Proper grammar saves lives.
I understand Frühstück means Breakfast, but what are the combination of words of Frühstück? For instance, "Mittagessen" is "Mit" "Tag" "Essen" : middle day food.
I know "Früh" is "early". It's used in a few other example sentences on this site (although infrequently).
I'm not entirely sure if this is correct, but google translate says "stück" is "piece".
Why is 'den' or 'einen' not used here? Is it because Frühstück goes with 'das' and not 'der'? Thank you.
because it would then be "The boy is eating a breakfast" which doesn't add up quite right.
"The boy's" and "The boy is" are the same clause here. Apostrophe+S doesn't just apply to possessive nouns. It also applies to a short way to say "(noun) + is" or "(noun) + has."

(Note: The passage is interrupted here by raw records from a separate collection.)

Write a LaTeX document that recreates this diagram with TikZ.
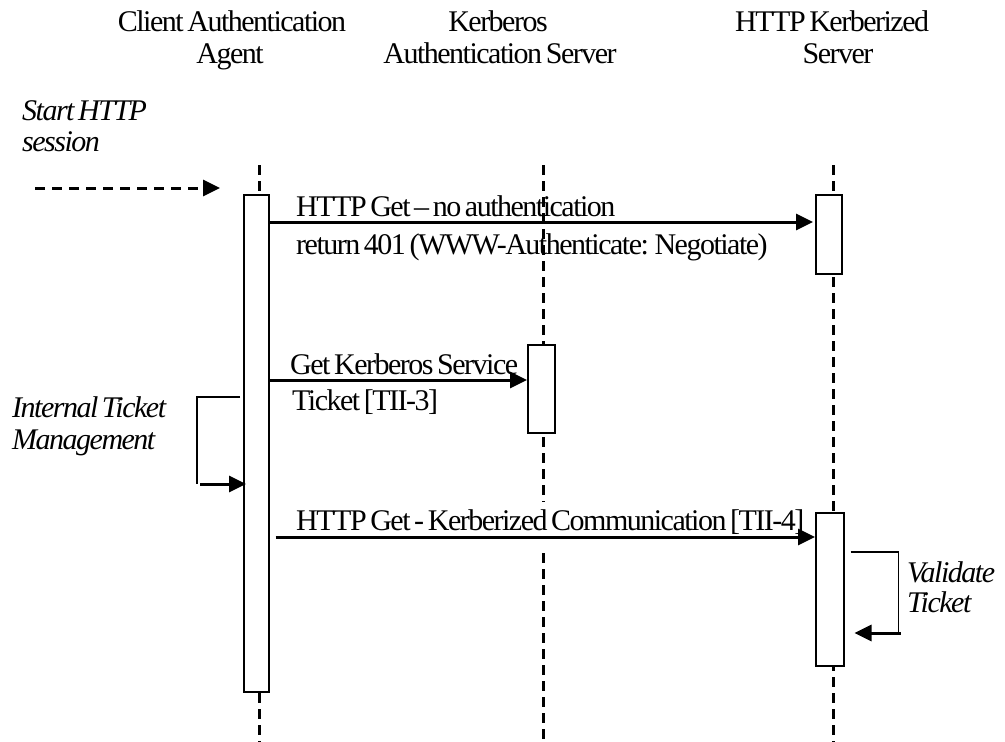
\documentclass[tikz,border=0pt]{standalone}
\usepackage{fontspec}
\setmainfont{Liberation Serif}
\newfontfamily\tightfont[LetterSpace=-5, WordSpace=0.6]{Liberation Serif}
\usetikzlibrary{arrows.meta}
\begin{document}
\begin{tikzpicture}[x=1pt,y=-1pt,
  txt/.style={font=\tightfont\fontsize{30}{34}\selectfont, inner sep=0pt, anchor=base west},
  itxt/.style={txt, font=\tightfont\fontsize{30}{34}\selectfont\itshape},
  hdr/.style={font=\tightfont\fontsize{30}{34}\selectfont, inner sep=0pt, anchor=base},
  life/.style={line width=3pt, dash pattern=on 10pt off 6pt},
  actbox/.style={draw, line width=1.5pt, fill=white, inner sep=0pt, anchor=north west},
  msg/.style={line width=3pt, -{Triangle[length=17pt,width=16pt]}},
  loopline/.style={line width=1.5pt},
]
\useasboundingbox (0,0) rectangle (1005,742);
% headers
\node[hdr] (hA1) at (232,31) {Client Authentication};
\node[hdr] (hA2) at (230,63) {Agent};
\node[hdr] (hB1) at (498,31) {Kerberos};
\node[hdr] (hB2) at (500,63) {Authentication Server};
\node[txt] (hC1) at (735,31) {HTTP Kerberized};
\node[hdr] (hC2) at (838,63) {Server};
% lifelines
\coordinate (lAtop) at (259,165);  \coordinate (lAbot) at (259,742);
\coordinate (lBtop) at (543,165);  \coordinate (lBmid) at (543,502);
\coordinate (lBmid2) at (543,553); \coordinate (lBbot) at (543,742);
\coordinate (lCtop) at (833,165);  \coordinate (lCbot) at (833,742);
\draw[life] (lAtop) -- (lAbot);
\draw[life] (lBtop) -- (lBmid);
\draw[life] (lBmid2) -- (lBbot);
\draw[life] (lCtop) -- (lCbot);
% activation boxes
\node[actbox, minimum width=25pt, minimum height=497pt] (actA) at (243,194) {};
\node[actbox, minimum width=27pt, minimum height=88pt] (actB) at (527,344) {};
\node[actbox, minimum width=26pt, minimum height=79pt] (actC1) at (815,194) {};
\node[actbox, minimum width=28pt, minimum height=153pt] (actC2) at (815,512) {};
% start session
\node[itxt] (start1) at (22,120) {Start HTTP};
\node[itxt] (start2) at (22,151) {session};
\coordinate (s0) at (35,188);
\coordinate (s1) at (220,188);
\draw[line width=3pt, dash pattern=on 10pt off 7pt, -{Triangle[length=17pt,width=16pt]}] (s0) -- (s1);
% message 1
\coordinate (y1) at (0,222);
\draw[msg] (actA.east |- y1) -- ([xshift=-2pt]actC1.west |- y1);
\node[txt] (m1a) at (296,216) {HTTP Get – no authentication};
\node[txt] (m1b) at (296,254) {return 401 (WWW-Authenticate: Negotiate)};
% message 2
\coordinate (y2) at (0,380);
\draw[msg] (actA.east |- y2) -- (actB.west |- y2);
\node[txt] (m2a) at (290,374) {Get Kerberos Service};
\node[txt] (m2b) at (292,410) {Ticket [TII-3]};
% internal ticket management loop
\coordinate (yl1) at (0,397);
\coordinate (yl2) at (0,484);
\draw[loopline] ([xshift=-3pt]actA.west |- yl1) -- ++(-43,0) coordinate (la) -- (la |- yl2) coordinate (lb);
\draw[msg] ([xshift=3pt]lb) -- ([xshift=3pt]actA.west |- yl2);
\node[itxt] (itm1) at (12,417) {Internal Ticket};
\node[itxt] (itm2) at (12,449) {Management};
% message 3
\coordinate (y3) at (0,537);
\draw[msg] ([xshift=6pt]actA.east |- y3) -- (actC2.west |- y3);
\node[txt] (m3) at (296,530) {HTTP Get - Kerberized Communication [TII-4]};
% validate loop
\coordinate (yv1) at (0,552);
\coordinate (yv2) at (0,633);
\draw[loopline] ([xshift=6pt]actC2.east |- yv1) -- ++(48,0) coordinate (va) -- (va |- yv2) coordinate (vb);
\draw[msg] ([xshift=2pt]vb) -- ([xshift=10pt]actC2.east |- yv2);
\node[itxt] (val1) at (907,582) {Validate};
\node[itxt] (val2) at (907,612) {Ticket};
\end{tikzpicture}
\end{document}
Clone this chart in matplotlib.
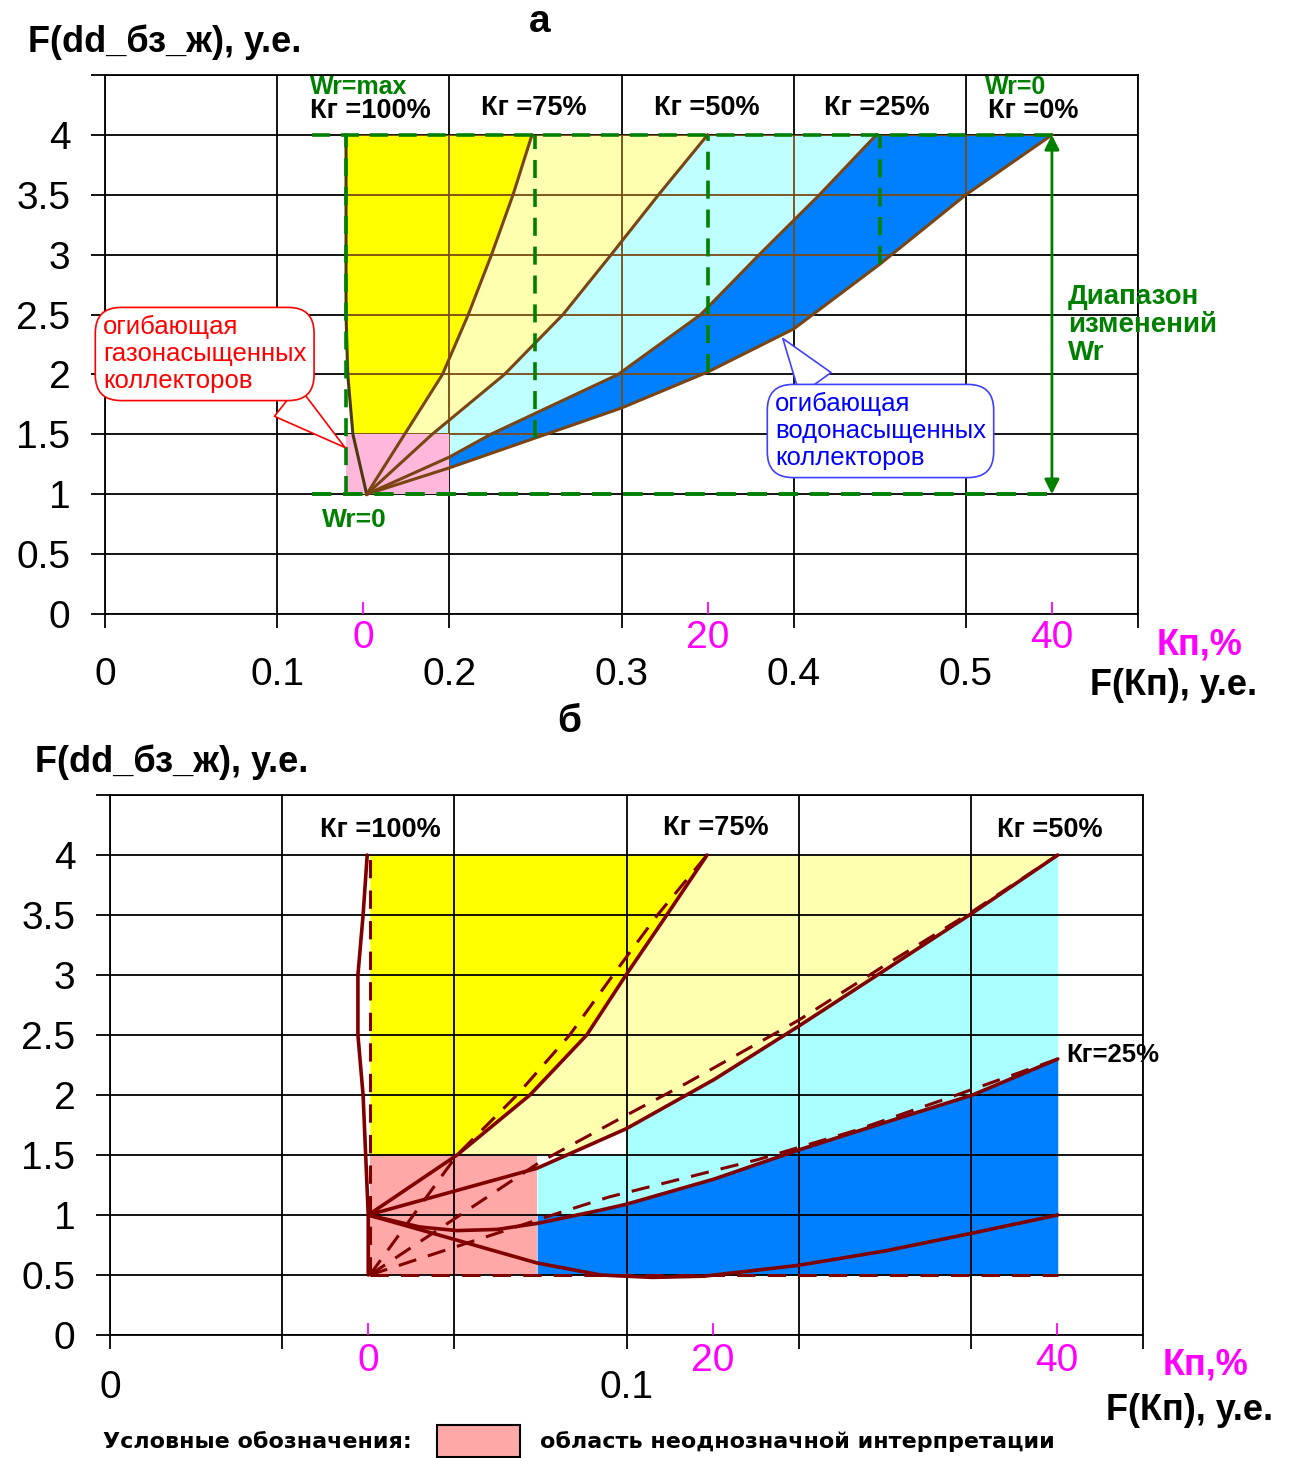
import numpy as np
import matplotlib
matplotlib.use('Agg')
import matplotlib.pyplot as plt
from matplotlib.path import Path
from matplotlib.patches import Rectangle

W, H = 1289, 1458
plt.rcParams['font.family'] = ['Liberation Sans', 'DejaVu Sans']

# ---------------- panel "а" ----------------
a_y = [1.0, 1.5, 2.0, 2.5, 3.0, 3.5, 4.0]
a_kg100_x = [0.152, 0.144, 0.141, 0.140, 0.140, 0.140, 0.140]
a_kg75_x = [0.152, 0.174, 0.196, 0.211, 0.2245, 0.237, 0.248]
a_kg50_x = [0.152, 0.190, 0.232, 0.266, 0.294, 0.3215, 0.350]
a_kg25_x = [0.152, 0.200, 0.224, 0.298, 0.346, 0.380, 0.415, 0.448]
a_kg25_y = [1.0, 1.31, 1.5, 2.0, 2.5, 3.0, 3.5, 4.0]
a_kg0_x = [0.152, 0.20, 0.25, 0.30, 0.35, 0.40, 0.45, 0.50, 0.55]
a_kg0_y = [1.0, 1.22, 1.47, 1.72, 2.02, 2.38, 2.92, 3.50, 4.0]
a_kg_labels = ['Кг =100%', 'Кг =75%', 'Кг =50%', 'Кг =25%', 'Кг =0%']
a_green_vx = [0.25, 0.35, 0.45]
a_pink = (0.14, 0.20, 1.0, 1.5)
a_wr = (0.12, 0.55, 1.0, 4.0)
a_kp = [0, 20, 40]
a_kp_f = [0.15, 0.35, 0.55]
a_xticks = [0, 0.1, 0.2, 0.3, 0.4, 0.5, 0.6]
a_xlabels = ['0', '0.1', '0.2', '0.3', '0.4', '0.5', '']

# ---------------- panel "б" ----------------
b_kg100_x = [0.050, 0.050, 0.0495, 0.049, 0.048, 0.048, 0.049, 0.0498]
b_kg100_y = [0.5, 1.0, 1.5, 2.0, 2.5, 3.0, 3.5, 4.0]
b_kg75_x = [0.050, 0.0672, 0.0813, 0.0923, 0.0999, 0.1078, 0.1156]
b_kg75_y = [1.0, 1.5, 2.0, 2.5, 3.0, 3.5, 4.0]
b_kg50_x = [0.050, 0.0827, 0.1000, 0.1170, 0.1332, 0.1500, 0.1671, 0.1835]
b_kg50_y = [1.0, 1.39, 1.72, 2.13, 2.57, 3.04, 3.52, 4.0]
b_kg25_x = [0.050, 0.060, 0.0672, 0.075, 0.0827, 0.0949, 0.100, 0.1170, 0.1332, 0.150, 0.167, 0.1835]
b_kg25_y = [1.0, 0.90, 0.87, 0.88, 0.93, 1.04, 1.09, 1.30, 1.54, 1.77, 2.00, 2.30]
b_kg0_x = [0.050, 0.0672, 0.0827, 0.095, 0.105, 0.115, 0.1332, 0.150, 0.1671, 0.1835]
b_kg0_y = [1.0, 0.79, 0.60, 0.50, 0.48, 0.49, 0.58, 0.70, 0.85, 1.00]
b_d100_x = [0.0503, 0.0503]
b_d100_y = [0.5, 4.0]
b_d75_x = [0.0503, 0.0672, 0.0788, 0.089, 0.0974, 0.106, 0.1156]
b_d75_y = [0.5, 1.5, 2.0, 2.5, 3.0, 3.5, 4.0]
b_d50_x = [0.0503, 0.0832, 0.0999, 0.1117, 0.1332, 0.150, 0.167, 0.1835]
b_d50_y = [0.5, 1.44, 1.83, 2.10, 2.62, 3.08, 3.53, 4.0]
b_d25_x = [0.0503, 0.0871, 0.0966, 0.1253, 0.1440, 0.1613, 0.1835]
b_d25_y = [0.5, 1.02, 1.15, 1.46, 1.70, 1.96, 2.30]
b_d0_x = [0.0503, 0.1835]
b_d0_y = [0.5, 0.5]
b_pink = (0.0503, 0.0827, 0.5, 1.5)
b_kp = [0, 20, 40]
b_kp_f = [0.05, 0.1167, 0.1833]
b_xticks = list(np.linspace(0, 0.2, 7))
b_xlabels = ['0', '', '', '0.1', '', '', '']

yticks = [0, 0.5, 1, 1.5, 2, 2.5, 3, 3.5, 4, 4.5]
ylabels = ['0', '0.5', '1', '1.5', '2', '2.5', '3', '3.5', '4', '']

YEL = '#FFFF00'
LYEL = '#FFFFB0'
BLUE = '#0080FF'
GREEN = '#008000'
MAG = '#FF00FF'


def ftext(px, py, s, **kw):
    fig.text(px / W, 1 - py / H, s, **kw)


def setup(ax, xt, xl, xmax, xpad):
    ax.set_xlim(0, xmax)
    ax.set_ylim(0, 4.5)
    ax.set_xticks(xt)
    ax.set_xticklabels(xl)
    ax.set_yticks(yticks)
    ax.set_yticklabels(ylabels)
    ax.tick_params(axis='both', direction='out', length=10, width=1.3,
                   labelsize=28, color='black')
    ax.tick_params(axis='x', pad=xpad)
    ax.tick_params(axis='y', pad=15)
    ax.grid(True, color='black', lw=1.3)
    for s in ax.spines.values():
        s.set_linewidth(1.3)


fig = plt.figure(figsize=(W / 100, H / 100), dpi=100)

# ================= panel а =================
ax = fig.add_axes([105 / W, 1 - 614 / H, (1138 - 105) / W, (614 - 75) / H])
setup(ax, a_xticks, a_xlabels, 0.6, 21)
ax.set_axisbelow(True)

yy = np.linspace(1.0, 4.0, 301)
x100 = np.interp(yy, a_y, a_kg100_x)
x75 = np.interp(yy, a_y, a_kg75_x)
x50 = np.interp(yy, a_y, a_kg50_x)
x25 = np.interp(yy, a_kg25_y, a_kg25_x)
x0 = np.interp(yy, a_kg0_y, a_kg0_x)
fills = [
    ax.fill_betweenx(yy, x100, x75, color=YEL, lw=0, zorder=1),
    ax.fill_betweenx(yy, x75, x50, color=LYEL, lw=0, zorder=1),
    ax.fill_betweenx(yy, x50, x25, color='#C0FFFF', lw=0, zorder=1),
    ax.fill_betweenx(yy, x25, x0, color=BLUE, lw=0, zorder=1),
]
# gridlines look brownish where they pass through the coloured area
clip = Path.make_compound_path(*[p for c in fills for p in c.get_paths()])
for gx in a_xticks[1:-1]:
    ln, = ax.plot([gx, gx], [0, 4.5], color='#7a4a12', lw=1.3, zorder=1.5)
    ln.set_clip_path(clip, ax.transData)
for gy in yticks[1:-1]:
    ln, = ax.plot([0, 0.6], [gy, gy], color='#7a4a12', lw=1.3, zorder=1.5)
    ln.set_clip_path(clip, ax.transData)

x1, x2, y1, y2 = a_pink
ax.add_patch(Rectangle((x1, y1), x2 - x1, y2 - y1, fc='#FFB8DC', ec='none', zorder=1.6))

lc = '#7a4512'
ax.plot(a_kg100_x, a_y, color='#4a3a10', lw=2.2, zorder=2.5)
ax.plot(a_kg75_x, a_y, color=lc, lw=2.2, zorder=2.5)
ax.plot(a_kg50_x, a_y, color=lc, lw=2.2, zorder=2.5)
ax.plot(a_kg25_x, a_kg25_y, color=lc, lw=2.2, zorder=2.5)
ax.plot(a_kg0_x, a_kg0_y, color=lc, lw=2.2, zorder=2.5)

# Wr range (green dashed)
gx1, gx2, gy1, gy2 = a_wr
dash = (0, (5, 3))
ax.plot([gx1, gx2], [gy2, gy2], color=GREEN, lw=2.6, ls=dash, zorder=3)
ax.plot([gx1, gx2], [gy1, gy1], color=GREEN, lw=2.8, ls=dash, zorder=3)
ax.plot([a_kg100_x[-1], a_kg100_x[-1]], [gy1, gy2], color=GREEN, lw=2.6, ls=dash, zorder=3)
for gx in a_green_vx:
    ax.plot([gx, gx], [np.interp(gx, a_kg0_x, a_kg0_y), gy2], color=GREEN,
            lw=2.6, ls=dash, zorder=3)
ax.annotate('', xy=(gx2, gy2), xytext=(gx2, gy1),
            arrowprops=dict(arrowstyle='<|-|>', color=GREEN, lw=2,
                            mutation_scale=22, shrinkA=0, shrinkB=0), zorder=4)

# Кп axis (magenta)
for kp, f in zip(a_kp, a_kp_f):
    ax.plot([f, f], [0, 0.09], color=MAG, lw=1.3, zorder=4)
    ax.text(f, -0.2, str(kp), color=MAG, fontsize=28, ha='center', va='center',
            clip_on=False)

# callouts
ax.annotate('огибающая\nгазонасыщенных\nколлекторов', xy=(0.1394, 1.39),
            xytext=(103 / W, 1 - 354 / H), textcoords='figure fraction',
            ha='left', va='center', color='red', fontsize=18.5, linespacing=1.15,
            bbox=dict(boxstyle='round,pad=0.3,rounding_size=1.0', fc='white',
                      ec='red', lw=1.2),
            arrowprops=dict(arrowstyle='wedge,tail_width=1.5,shrink_factor=0.5',
                            fc='white', ec='red', lw=1.2, relpos=(0.85, 0.0),
                            shrinkA=0, shrinkB=0), zorder=6)
ax.annotate('огибающая\nводонасыщенных\nколлекторов', xy=(0.3937, 2.30),
            xytext=(775 / W, 1 - 431 / H), textcoords='figure fraction',
            ha='left', va='center', color='blue', fontsize=18.5, linespacing=1.15,
            bbox=dict(boxstyle='round,pad=0.3,rounding_size=1.0', fc='white',
                      ec='#4040FF', lw=1.2),
            arrowprops=dict(arrowstyle='wedge,tail_width=1.5,shrink_factor=0.5',
                            fc='white', ec='#4040FF', lw=1.2, relpos=(0.22, 1.0),
                            shrinkA=0, shrinkB=0), zorder=6)

# texts panel а
ftext(540, 22, 'а', fontsize=28, fontweight='bold', ha='center', va='center')
ftext(28, 42, 'F(dd_бз_ж), у.е.', fontsize=26, fontweight='bold', ha='left', va='center')
ftext(310, 87, 'Wr=max', fontsize=18, fontweight='bold', color=GREEN, ha='left', va='center')
ftext(310, 111, a_kg_labels[0], fontsize=19.5, fontweight='bold', ha='left', va='center')
ftext(534, 108, a_kg_labels[1], fontsize=19.5, fontweight='bold', ha='center', va='center')
ftext(707, 108, a_kg_labels[2], fontsize=19.5, fontweight='bold', ha='center', va='center')
ftext(877, 108, a_kg_labels[3], fontsize=19.5, fontweight='bold', ha='center', va='center')
ftext(985, 87, 'Wr=0', fontsize=18, fontweight='bold', color=GREEN, ha='left', va='center')
ftext(988, 111, a_kg_labels[4], fontsize=19.5, fontweight='bold', ha='left', va='center')
ftext(322, 520, 'Wr=0', fontsize=19, fontweight='bold', color=GREEN, ha='left', va='center')
ftext(1068, 325, 'Диапазон\nизменений\nWr', fontsize=20, fontweight='bold',
      color=GREEN, ha='left', va='center', linespacing=1.1)
ftext(1200, 645, 'Кп,%', fontsize=26, fontweight='bold', color=MAG, ha='center', va='center')
ftext(1174, 685, 'F(Кп), у.е.', fontsize=26, fontweight='bold', ha='center', va='center')

# ================= panel б =================
ax = fig.add_axes([110 / W, 1 - 1335 / H, (1143 - 110) / W, (1335 - 795) / H])
setup(ax, b_xticks, b_xlabels, 0.2, 15)
ax.set_axisbelow(False)

yy = np.linspace(1.5, 4.0, 301)
ax.fill_betweenx(yy, np.interp(yy, b_d100_y, b_d100_x), np.interp(yy, b_kg75_y, b_kg75_x),
                 color=YEL, lw=0, zorder=1)
ax.fill_betweenx(yy, np.interp(yy, b_kg75_y, b_kg75_x), np.interp(yy, b_kg50_y, b_kg50_x),
                 color=LYEL, lw=0, zorder=1)
xx = np.linspace(b_pink[1], b_kg50_x[-1], 400)
s50 = np.interp(xx, b_kg50_x, b_kg50_y)
top = np.where(xx < 0.1, np.minimum(s50, 1.5), s50)
mid = np.maximum(1.0, np.interp(xx, b_kg25_x, b_kg25_y))
ax.fill_between(xx, mid, top, color='#AAFFFF', lw=0, zorder=1)
ax.fill_between(xx, 0.5, mid, color=BLUE, lw=0, zorder=1)
x1, x2, y1, y2 = b_pink
ax.add_patch(Rectangle((x1, y1), x2 - x1, y2 - y1, fc='#FFA8A8', ec='none', zorder=1.5))

rc = '#800000'
for xs, ys in [(b_kg100_x, b_kg100_y), (b_kg75_x, b_kg75_y), (b_kg50_x, b_kg50_y),
               (b_kg25_x, b_kg25_y), (b_kg0_x, b_kg0_y)]:
    ax.plot(xs, ys, color=rc, lw=2.6, zorder=4, solid_capstyle='round')
for xs, ys in [(b_d100_x, b_d100_y), (b_d75_x, b_d75_y), (b_d50_x, b_d50_y),
               (b_d25_x, b_d25_y), (b_d0_x, b_d0_y)]:
    ax.plot(xs, ys, color=rc, lw=2.2, ls=(0, (6, 4)), zorder=4)

for kp, f in zip(b_kp, b_kp_f):
    ax.plot([f, f], [0, 0.09], color=MAG, lw=1.3, zorder=4)
    ax.text(f, -0.22, str(kp), color=MAG, fontsize=28, ha='center', va='center',
            clip_on=False)

ftext(569, 722, 'б', fontsize=28, fontweight='bold', ha='center', va='center')
ftext(35, 762, 'F(dd_бз_ж), у.е.', fontsize=26, fontweight='bold', ha='left', va='center')
ftext(380, 830, 'Кг =100%', fontsize=19.5, fontweight='bold', ha='center', va='center')
ftext(716, 828, 'Кг =75%', fontsize=19.5, fontweight='bold', ha='center', va='center')
ftext(1050, 830, 'Кг =50%', fontsize=19.5, fontweight='bold', ha='center', va='center')
ftext(1066, 1055, 'Кг=25%', fontsize=18.5, fontweight='bold', ha='left', va='center')
ftext(1206, 1365, 'Кп,%', fontsize=26, fontweight='bold', color=MAG, ha='center', va='center')
ftext(1190, 1410, 'F(Кп), у.е.', fontsize=26, fontweight='bold', ha='center', va='center')

# legend
ftext(103, 1442, 'Условные обозначения:', fontsize=16, fontweight='bold',
      family='DejaVu Sans', ha='left', va='center')
fig.add_artist(Rectangle((437 / W, 1 - 1457 / H), 83 / W, 32 / H, transform=fig.transFigure,
                         fc='#FFA8A8', ec='black', lw=1.5))
ftext(540, 1442, 'область неоднозначной интерпретации', fontsize=16, fontweight='bold',
      family='DejaVu Sans', ha='left', va='center')

fig.savefig('out.png', dpi=100)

just making sure there wasn't a rule against using "ue" in place of "ü" twice in a single word. sometimes I'd like to progress through the slides without leaving the keyboard for the sake of speed and typing the "alt+ #" functions are hard to remember and annoying to reach for as well. plus i like to know my options... plus for moments like this very text box where those umluate options are not present below it..
How do you determine when the translation is The boy is eating breakfast or The boy eats breakfast based on the way it says Der Junge isst Frühstuck? Is one more right than the other?